DATA SUPPLIED -
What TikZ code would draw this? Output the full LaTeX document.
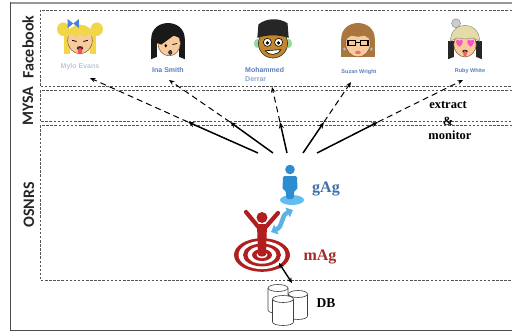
\documentclass[tikz,border=0pt]{standalone}
\usepackage{fontspec}
\setmainfont{Liberation Serif}
\newfontfamily\sidefont{Carlito}
\newfontfamily\namefont{Liberation Sans}
\usetikzlibrary{arrows.meta}

\definecolor{zonegray}{HTML}{555555}
\definecolor{namecol}{HTML}{5A7DBE}
\definecolor{namefaint}{HTML}{BCC6DC}
\definecolor{skin}{HTML}{F7CB9C}
\definecolor{skinline}{HTML}{7A5430}
\definecolor{hairyellow}{HTML}{F1D64A}
\definecolor{hairbrown}{HTML}{A9773D}
\definecolor{hairpale}{HTML}{E3DBA8}
\definecolor{darkskin}{HTML}{C4862A}
\definecolor{bowblue}{HTML}{4A7FE0}
\definecolor{heartpink}{HTML}{FF4FC8}
\definecolor{gagblue}{HTML}{3D6FA8}
\definecolor{personblue}{HTML}{2C8CD2}
\definecolor{baseblue}{HTML}{62BDF0}
\definecolor{swapblue}{HTML}{5DB2E4}
\definecolor{magred}{HTML}{A52A2A}
\definecolor{targetred}{HTML}{B01E1E}

% one database cylinder: centre x, top y, half width, height
\newcommand\dbcyl[4]{%
  \fill[white] ({#1-#3},#2) rectangle ({#1+#3},{#2+#4});
  \fill[white] (#1,{#2+#4}) ellipse [x radius=#3, y radius=3.5];
  \draw[black!75, line width=0.6pt] ({#1-#3},#2) -- ({#1-#3},{#2+#4})
     arc[start angle=180, end angle=0, x radius=#3, y radius=3.5] -- ({#1+#3},#2);
  \filldraw[fill=white, draw=black!75, line width=0.6pt] (#1,#2) ellipse [x radius=#3, y radius=3.5];
}

\tikzset{
  zone/.style={draw=zonegray, dash pattern=on 2.5pt off 1.6pt, line width=0.7pt},
  sidelabel/.style={font=\sidefont\bfseries\fontsize{16}{16}\selectfont, rotate=90, text=black!85, inner sep=0pt},
  solidarrow/.style={line width=1.5pt, -{Stealth[length=6.5pt,width=5pt]}},
  dasharrow/.style={line width=1pt, dash pattern=on 6pt off 4pt, -{Stealth[length=5.5pt,width=4.5pt]}},
  tag/.style={font=\bfseries\fontsize{16}{16}\selectfont, inner sep=0pt},
  note/.style={font=\bfseries\fontsize{12.5}{12.5}\selectfont, inner sep=0pt},
  pname/.style={font=\namefont\bfseries\fontsize{#1}{#1}\selectfont, text=namecol, inner sep=0pt, align=left},
  pname/.default=7,
  outline/.style={draw=skinline, line width=0.5pt},
  avatar/.style={scale=1.12},
}

\begin{document}
\begin{tikzpicture}[x=1pt, y=-1pt]
\useasboundingbox (0,0) rectangle (512,332);

% outer frame
\draw[black!40, line width=2pt] (10,3) -- (512,3);
\draw[black!70, line width=0.8pt] (10,2) -- (10,330.5) -- (512,330.5);

% layer zones
\draw[zone] (512,10) -- (40,10) -- (40,86.7) -- (512,86.7);
\draw[zone] (512,90.7) -- (40,90.7) -- (40,121.7) -- (512,121.7);
\draw[zone] (512,125.7) -- (40,125.7) -- (40,280) -- (512,280);

% layer labels
\node[sidelabel] (lfb) at (28,47) {Facebook};
\node[sidelabel] (lmysa) at (28,106) {MYSA};
\node[sidelabel] (losnrs) at (29,205) {OSNRS};

% ---------- avatars ----------
% 1: blonde girl with pigtails
\begin{scope}[shift={(80,37)}, avatar]
  \fill[hairyellow] (-15,-7) ellipse [x radius=5.5, y radius=6];
  \fill[hairyellow] (15,-7) ellipse [x radius=5.5, y radius=6];
  \fill[hairyellow] (-14.5,-3) rectangle (-9,15);
  \fill[hairyellow] (9,-3) rectangle (14.5,15);
  \filldraw[fill=skin, outline] (0,3) ellipse [x radius=11, y radius=12];
  \fill[hairyellow] (-12,1) .. controls (-13,-15) and (13,-15) .. (12,1)
     -- (8,-3) -- (4,0) -- (0,-3) -- (-4,0) -- (-8,-3) -- cycle;
  \fill[bowblue] (-6,-12) -- (-11,-16) -- (-11,-8) -- cycle;
  \fill[bowblue] (-6,-12) -- (-1,-16) -- (-1,-8) -- cycle;
  \draw[black, line width=0.8pt] (-7,3) -- (-3,4);
  \draw[black, line width=0.8pt] (3,4) -- (7,3);
  \fill[black!80] (0,10) ellipse [x radius=3, y radius=1.8];
  \fill[red!60!pink] (0,12.5) ellipse [x radius=2, y radius=2.6];
\end{scope}
% 2: long black hair
\begin{scope}[shift={(168,39)}, avatar]
  \fill[black!90] (-15,18) -- (-15,0) .. controls (-15,-19) and (15,-19) .. (15,0)
     -- (15,18) -- (10,16) -- (10,4) -- (-10,4) -- (-10,16) -- cycle;
  \filldraw[fill=skin, outline] (1,4) ellipse [x radius=10, y radius=11];
  \fill[black!90] (-11,3) .. controls (-10,-11) and (8,-11) .. (11,-1)
     -- (5,-3) -- (-6,5) -- cycle;
  \fill[black] (-2,6) ellipse [x radius=1.2, y radius=1.6];
  \draw[black, line width=0.7pt] (4,5) -- (8,4);
  \filldraw[fill=black!70, draw=black] (2,12) ellipse [x radius=1.5, y radius=1.8];
\end{scope}
% 3: dark face with black cap
\begin{scope}[shift={(273,39)}, avatar]
  \fill[black!40!green!40] (-14,4) ellipse [x radius=3, y radius=4];
  \fill[black!40!green!40] (14,4) ellipse [x radius=3, y radius=4];
  \filldraw[fill=darkskin, draw=black!80, line width=0.6pt] (0,4) ellipse [x radius=13, y radius=13];
  \fill[black!85] (-14,-1) -- (-13,-13) .. controls (-6,-19) and (6,-19) .. (13,-14)
     -- (14,-1) .. controls (5,-4) and (-5,-4) .. cycle;
  \filldraw[fill=white, draw=black, line width=0.6pt] (-5,3) circle [radius=3.6];
  \filldraw[fill=white, draw=black, line width=0.6pt] (5,3) circle [radius=3.6];
  \fill[black] (-5,3.5) circle [radius=1.6];
  \fill[black] (5,3.5) circle [radius=1.6];
  \filldraw[fill=white, draw=black, line width=0.6pt] (-7,10.5) -- (7,9.5)
     .. controls (4,15) and (-4,15) .. cycle;
\end{scope}
% 4: brown hair and glasses
\begin{scope}[shift={(358,39)}, avatar]
  \fill[hairbrown] (-15,16) -- (-15,0) .. controls (-15,-19) and (15,-19) .. (15,0)
     -- (15,16) -- cycle;
  \filldraw[fill=skin, outline] (0,4) ellipse [x radius=11, y radius=12];
  \fill[hairbrown] (-12,1) .. controls (-10,-11) and (10,-11) .. (12,1)
     -- (6,-3) -- (0,-2) -- (-6,-3) -- cycle;
  \draw[black, line width=1.2pt] (-9,1) rectangle (-2,6);
  \draw[black, line width=1.2pt] (2,1) rectangle (9,6);
  \draw[black, line width=1pt] (-2,3) -- (2,3);
  \fill[red!45!pink] (0,12) ellipse [x radius=2.5, y radius=1.6];
  \fill[black!30] (-12,9) circle [radius=1.5];
  \fill[black!30] (12,9) circle [radius=1.5];
\end{scope}
% 5: pale beanie and heart eyes
\begin{scope}[shift={(465,39)}, avatar]
  \fill[black!85] (-15,18) -- (-15,2) -- (15,2) -- (15,18) -- (10,16) -- (10,6)
     -- (-10,6) -- (-10,16) -- cycle;
  \filldraw[fill=skin, outline] (0,5) ellipse [x radius=10, y radius=11];
  \filldraw[fill=black!20, draw=black!50, line width=0.4pt] (-8,-14) circle [radius=4];
  \filldraw[fill=hairpale, draw=black!50, line width=0.4pt] (-13,2)
     .. controls (-13,-17) and (13,-17) .. (13,2) -- (7,-1) -- (0,0) -- (-7,-1) -- cycle;
  \fill[heartpink] (-5,7) .. controls (-10,3) and (-8,-1) .. (-5,1.5)
     .. controls (-2,-1) and (0,3) .. cycle;
  \fill[heartpink] (5,7) .. controls (0,3) and (2,-1) .. (5,1.5)
     .. controls (8,-1) and (10,3) .. cycle;
  \fill[black!80] (0,11) ellipse [x radius=2.5, y radius=1.4];
  \fill[red!65] (0,13) ellipse [x radius=1.6, y radius=2.4];
\end{scope}

% names
\node[pname, text=namefaint] (n1) at (80,67) {Mylo Evans};
\node[pname] (n2) at (168,70) {Ina Smith};
\node[pname, anchor=west] (n3) at (245,70) {Mohammed};
\node[pname, anchor=west, text=namecol!70] (n3b) at (245,79) {Derrar};
\node[pname=5.5] (n4) at (359,72) {Suzan Wright};
\node[pname=5.5] (n5) at (470,71) {Ruby White};

% ---------- agents ----------
% base of the global agent
\fill[baseblue] (292,200) ellipse [x radius=12, y radius=5];
% global agent figure
\fill[personblue] (290,169.5) circle [radius=4.8];
\fill[personblue, rounded corners=1.5pt] (283,176) -- (297,176) -- (297.5,190)
  -- (294.5,190) -- (293.5,199) -- (286.5,199) -- (285.5,190) -- (282.5,190) -- cycle;
\node[tag, text=gagblue] (gag) at (326,189) {gAg};

% target rings of the main agent
\foreach \r/\c in {28/targetred, 23.5/white, 19/targetred, 14.5/white, 10/targetred, 5.5/white, 2.5/targetred}
  \fill[\c] (262,255) ellipse [x radius=\r, y radius={\r*0.6}];
% main agent figure
\draw[targetred, line width=4.2pt, line cap=round] (260,229) -- (246,212);
\draw[targetred, line width=4.2pt, line cap=round] (264,229) -- (278,213);
\fill[targetred] (262,217.5) circle [radius=5.5];
\fill[targetred, rounded corners=1.5pt] (257,224) -- (267,224) -- (266,256) -- (258,256) -- cycle;
\node[tag, text=magred] (mag) at (320,257) {mAg};

% exchange between the agents
\coordinate (ma) at (271,232);
\coordinate (ga) at (293,210);
\draw[swapblue, line width=4.5pt, {Triangle[length=6pt,width=10.5pt]}-{Triangle[length=6pt,width=10.5pt]}]
  (ma) .. controls (284,226) and (280,216) .. (ga);

% database
\dbcyl{278}{288}{10}{22}
\dbcyl{298}{294}{9.5}{22}
\dbcyl{283}{299}{10.5}{23}
\coordinate (dbtop) at (292,283);
\coordinate (magdb) at (279,263);
\draw[line width=1.4pt, {Stealth[length=5.5pt,width=5pt]}-{Stealth[length=5.5pt,width=5pt]}] (magdb) -- (dbtop);
\node[tag, font=\bfseries\fontsize{13.5}{13.5}\selectfont] (db) at (326,303) {DB};

% extract & monitor
\node[note] (ex) at (448,105) {extract};
\node[note] (amp) at (448,121) {\&};
\node[note] (mon) at (450,135) {monitor};

% ---------- monitoring arrows ----------
\coordinate (s1) at (258,153); \coordinate (m1) at (188,122); \coordinate (t1) at (90,78);
\coordinate (s2) at (273,153); \coordinate (m2) at (230,122); \coordinate (t2) at (169,80);
\coordinate (s3) at (287,153); \coordinate (m3) at (280,122); \coordinate (t3) at (272,87);
\coordinate (s4) at (303,153); \coordinate (m4) at (324,122); \coordinate (t4) at (351,82);
\coordinate (s5) at (317,153); \coordinate (m5) at (378,122); \coordinate (t5) at (463,80);
\foreach \i in {1,...,5} {
  \draw[dasharrow] (m\i) -- (t\i);
  \draw[solidarrow] (s\i) -- (m\i);
}
\end{tikzpicture}
\end{document}
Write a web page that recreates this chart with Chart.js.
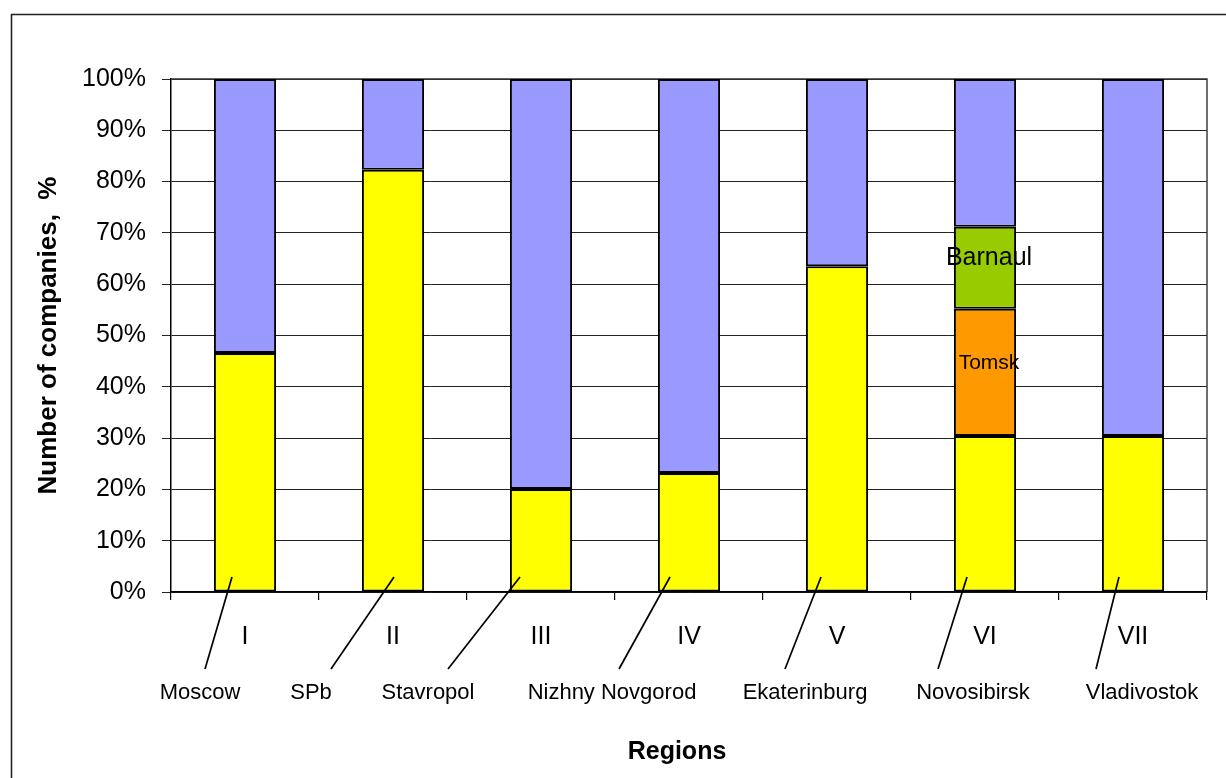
<!DOCTYPE html>
<html>
<head>
<meta charset="utf-8">
<title>Number of companies by region</title>
<script src="https://cdn.jsdelivr.net/npm/chart.js@4.4.1/dist/chart.umd.min.js"></script>
<style>
  html, body { margin: 0; padding: 0; background: #fff; }
  #wrap { width: 1226px; height: 778px; position: relative; }
</style>
</head>
<body>
<div id="wrap"><canvas id="chart" width="1226" height="778"></canvas></div>
<script>
// Federal districts (roman numerals) and their main cities
const regions = ['I', 'II', 'III', 'IV', 'V', 'VI', 'VII'];
const cities = ['Moscow', 'SPb', 'Stavropol', 'Nizhny Novgorod', 'Ekaterinburg', 'Novosibirsk', 'Vladivostok'];

// Share of companies, %
const mainCityShare = [46.6, 82.3, 20.1, 23.2, 63.5, 30.4, 30.4];
const tomskShare    = [null, null, null, null, null, 24.8, null];
const barnaulShare  = [null, null, null, null, null, 16.0, null];
const otherShare    = [53.4, 17.7, 79.9, 76.8, 36.5, 28.8, 69.6];

// Y axis tick values
const yTicks = [0, 10, 20, 30, 40, 50, 60, 70, 80, 90, 100];

// Callout geometry for city names, in px relative to the category centre
// [line start dx, line end dx, label centre dx]
const calloutOffsets = [
  [-13, -40, -45],
  [1, -62, -82],
  [-21, -93, -113],
  [-19, -70, -77],
  [-16, -52, -32],
  [-18, -47, -12],
  [-14, -37, 9]
];

const FONT = '"Liberation Sans", Arial, sans-serif';

const framePlugin = {
  id: 'frame',
  beforeDraw(chart) {
    const ctx = chart.ctx;
    ctx.save();
    ctx.fillStyle = '#fff';
    ctx.fillRect(0, 0, chart.width, chart.height);
    ctx.strokeStyle = '#222';
    ctx.lineWidth = 1.6;
    ctx.beginPath();
    ctx.moveTo(11.5, chart.height);
    ctx.lineTo(11.5, 14.5);
    ctx.lineTo(chart.width, 14.5);
    ctx.stroke();
    ctx.restore();
  },
  beforeDatasetsDraw(chart) {
    const {ctx, chartArea: a} = chart;
    ctx.save();
    ctx.strokeStyle = '#333';
    ctx.lineWidth = 1.4;
    ctx.beginPath();
    ctx.moveTo(a.left, a.top);
    ctx.lineTo(a.right, a.top);
    ctx.lineTo(a.right, a.bottom);
    ctx.stroke();
    ctx.restore();
  }
};

const labelPlugin = {
  id: 'labels',
  afterDraw(chart) {
    const ctx = chart.ctx;
    const a = chart.chartArea;
    const meta0 = chart.getDatasetMeta(0);
    ctx.save();
    // segment labels inside the Novosibirsk column
    const inner = [
      {ds: 1, text: 'Tomsk', size: 21, dy: -9},
      {ds: 2, text: 'Barnaul', size: 25, dy: -10}
    ];
    ctx.fillStyle = '#000';
    ctx.textAlign = 'center';
    ctx.textBaseline = 'middle';
    inner.forEach(o => {
      const meta = chart.getDatasetMeta(o.ds);
      meta.data.forEach((el, i) => {
        const v = chart.data.datasets[o.ds].data[i];
        if (v == null) return;
        ctx.font = o.size + 'px ' + FONT;
        ctx.fillText(o.text, el.x + 4, (el.y + el.base) / 2 + o.dy);
      });
    });
    // city callouts under the axis
    ctx.strokeStyle = '#000';
    ctx.lineWidth = 1.7;
    ctx.font = '22px ' + FONT;
    meta0.data.forEach((el, i) => {
      const off = calloutOffsets[i];
      const x = el.x;
      ctx.beginPath();
      ctx.moveTo(x + off[0], a.bottom - 15);
      ctx.lineTo(x + off[1], a.bottom + 77);
      ctx.stroke();
      ctx.fillText(cities[i], x + off[2], a.bottom + 101);
    });
    // horizontal axis title
    ctx.font = 'bold 25px ' + FONT;
    ctx.fillText('Regions', 677, 752);
    ctx.restore();
  }
};

const barStyle = {
  borderColor: '#000',
  borderWidth: 2,
  borderSkipped: false,
  barPercentage: 0.42,
  categoryPercentage: 1.0
};

new Chart(document.getElementById('chart'), {
  type: 'bar',
  data: {
    labels: regions,
    datasets: [
      Object.assign({label: 'Main city', data: mainCityShare, backgroundColor: '#FFFF00'}, barStyle),
      Object.assign({label: 'Tomsk', data: tomskShare, backgroundColor: '#FF9900'}, barStyle),
      Object.assign({label: 'Barnaul', data: barnaulShare, backgroundColor: '#99CC00'}, barStyle),
      Object.assign({label: 'Other', data: otherShare, backgroundColor: '#9999FF'}, barStyle)
    ]
  },
  options: {
    responsive: false,
    animation: false,
    devicePixelRatio: 1,
    layout: { padding: { left: 30, top: 79, right: 19, bottom: 0 } },
    plugins: {
      legend: { display: false },
      tooltip: { enabled: false },
      title: { display: false }
    },
    scales: {
      x: {
        stacked: true,
        afterFit(scale) { scale.height = 186; },
        grid: { display: true, drawOnChartArea: false, drawTicks: true, tickLength: 8, offset: true, color: '#000', lineWidth: 1.2 },
        border: { color: '#000', width: 1.5 },
        ticks: { color: '#000', padding: 22, font: { family: FONT, size: 25 }, maxRotation: 0 },
        title: { display: false }
      },
      y: {
        stacked: true,
        min: 0,
        max: 100,
        afterFit(scale) { scale.width = 141; },
        afterBuildTicks(scale) { scale.ticks = yTicks.map(v => ({value: v})); },
        grid: { color: '#222', lineWidth: 1, tickLength: 9, drawTicks: true },
        border: { color: '#000', width: 1.5 },
        ticks: {
          color: '#000',
          padding: 16,
          font: { family: FONT, size: 25 },
          callback: v => v + '%'
        },
        title: {
          display: true,
          text: 'Number of companies,  %',
          color: '#000',
          font: { family: FONT, size: 26, weight: 'bold' },
          padding: { top: 3, bottom: 0 }
        }
      }
    }
  },
  plugins: [framePlugin, labelPlugin]
});
</script>
</body>
</html>
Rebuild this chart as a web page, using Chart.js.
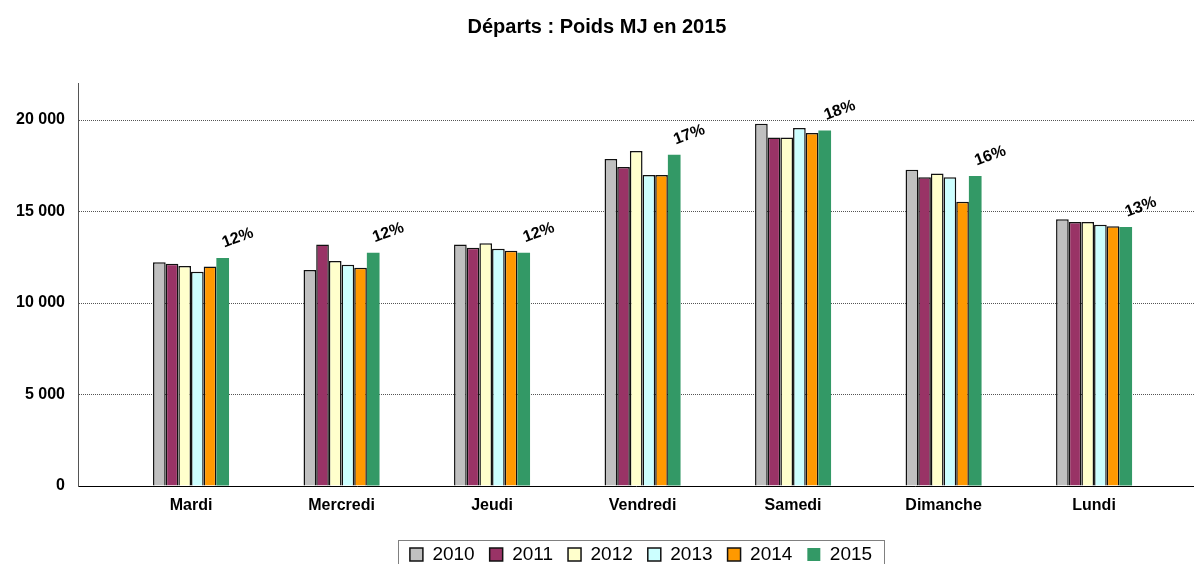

SHORT TASK - Write out the lines from the one containing "Write a web" down to the one containing "const cities = ['Moscow', 'SPb', 'Stavropol', 'Nizhny", both included, exactly as they appear. Leave out any pictures.

CORRECT OUTPUT -
Write a web page that recreates this chart with Chart.js.
<!DOCTYPE html>
<html>
<head>
<meta charset="utf-8">
<title>Number of companies by region</title>
<script src="https://cdn.jsdelivr.net/npm/chart.js@4.4.1/dist/chart.umd.min.js"></script>
<style>
  html, body { margin: 0; padding: 0; background: #fff; }
  #wrap { width: 1226px; height: 778px; position: relative; }
</style>
</head>
<body>
<div id="wrap"><canvas id="chart" width="1226" height="778"></canvas></div>
<script>
// Federal districts (roman numerals) and their main cities
const regions = ['I', 'II', 'III', 'IV', 'V', 'VI', 'VII'];
const cities = ['Moscow', 'SPb', 'Stavropol', 'Nizhny Novgorod', 'Ekaterinburg', 'Novosibirsk', 'Vladivostok'];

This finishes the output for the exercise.